Growing up in west Texas, you could drive for miles without seeing another car. When you did, it was customary to wave—a simple act of politeness. A friend from the former USSR found this inconceivable, leading to some laughs. However, this act is fundamental to my worldview, rooted in my childhood: acknowledging another person and communicating, “I see you.”

This, too, is a core focus of the new IDRN: increasing awareness. As our introduction materials state, lack of awareness is the first barrier to healthy collaboration. Yet, there’s much more to the journey from awareness to collaboration. Understanding this spectrum will significantly improve everyone’s experience.

Aligned expectations are crucial for positive relationships, from casual acquaintances to intimate partnerships. Even individuals headed in the same positive direction, with mutual goals and approaches, can end up at odds. This happens when people aren’t on the same step, despite thinking they are. A classic example is a romantic relationship: one person talks about kids while the other hasn’t committed to even the most basic relationship. If alignment doesn’t come soon, the relationship suffers. In this case, visualize these two people (or groups) climbing stairs: it’s not critical to be in lockstep, but if they aren’t generally on the same step, suspicions and frustrations arise.

This is relevant for IDRN because our goal is to maximize every member’s effectiveness in disaster preparedness, mitigation, and response. Much of that benefit comes from “new and better collaboration,” yet true collaboration is the pinnacle of positive, mutually beneficial relationships—not easily achieved.

IDRN doesn’t expect everyone to collaborate with everyone else. Some relationships may remain at the “tip your hat” level, while others may evolve into the organizational equivalent of marriage.

To navigate staying on the same step with others you engage through IDRN, we must be aware of this spectrum – i.e. “the steps.” Many of these terms are used interchangeably by people, but there are differences that matter. These differences come down to expectations, and unmet expectations breed counter-productive friction. The trick is, many don’t realize they have expectations until they’re already frustrated.

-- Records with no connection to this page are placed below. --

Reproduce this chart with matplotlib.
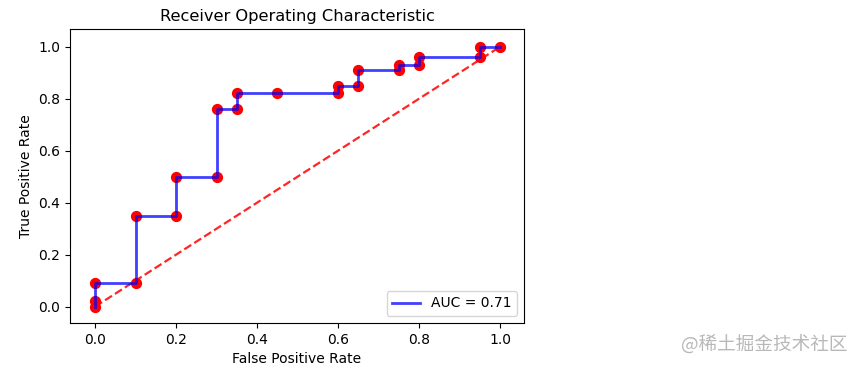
import matplotlib
matplotlib.use("Agg")
import matplotlib.pyplot as plt

fpr = [0.0, 0.0, 0.0, 0.1, 0.1, 0.2, 0.2, 0.3, 0.3, 0.35, 0.35, 0.45, 0.6, 0.6, 0.65, 0.65, 0.75, 0.75, 0.8, 0.8, 0.95, 0.95, 1.0]
tpr = [0.0, 0.02, 0.09, 0.09, 0.35, 0.35, 0.5, 0.5, 0.76, 0.76, 0.82, 0.82, 0.82, 0.85, 0.85, 0.91, 0.91, 0.93, 0.93, 0.96, 0.96, 1.0, 1.0]
auc_label = "AUC = 0.71"
diag = [0, 1]

fig = plt.figure(figsize=(8.6, 3.68), dpi=100)
ax = fig.add_axes([0.0814, 0.1223, 0.528, 0.799])

ax.scatter(fpr, tpr, color="red", s=50, zorder=2)
ax.plot(fpr, tpr, color="blue", alpha=0.75, lw=2.0, label=auc_label, zorder=3)
ax.plot(diag, diag, "r--", alpha=0.85, lw=1.6, zorder=1)
ax.set_xlim(-0.062, 1.059)
ax.set_ylim(-0.063, 1.068)
ax.set_title("Receiver Operating Characteristic", fontsize=11.7)
ax.set_xlabel("False Positive Rate", fontsize=10)
ax.set_ylabel("True Positive Rate", fontsize=10)
ax.tick_params(labelsize=10)
ax.legend(loc="lower right", fontsize=10)

fig.text(0.986, 0.065, "@稀土掘金技术社区", ha="right", va="center", fontsize=13.4,
         color="#b8b8b8", family=["Noto Sans CJK SC", "DejaVu Sans"])

fig.savefig("out.png", dpi=100)
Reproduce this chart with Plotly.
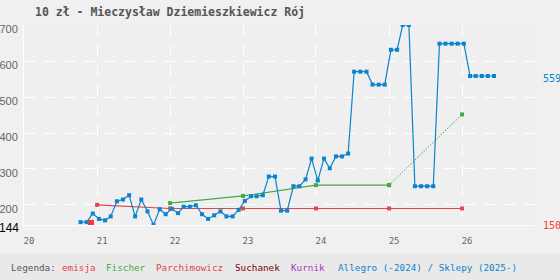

There is so much more regarding this, and I have a personal friend who does entire seminars on this topic. He also happens to be a long-time friend of IDRN.  I borrowed one of his charts and shared it here. You may or may not use these terms as they’re presented here, but you get the idea. And regardless of where IDRN relationships develop among our membership, realizing it’s worth checking to see if you’re on the same step with others is a good investment.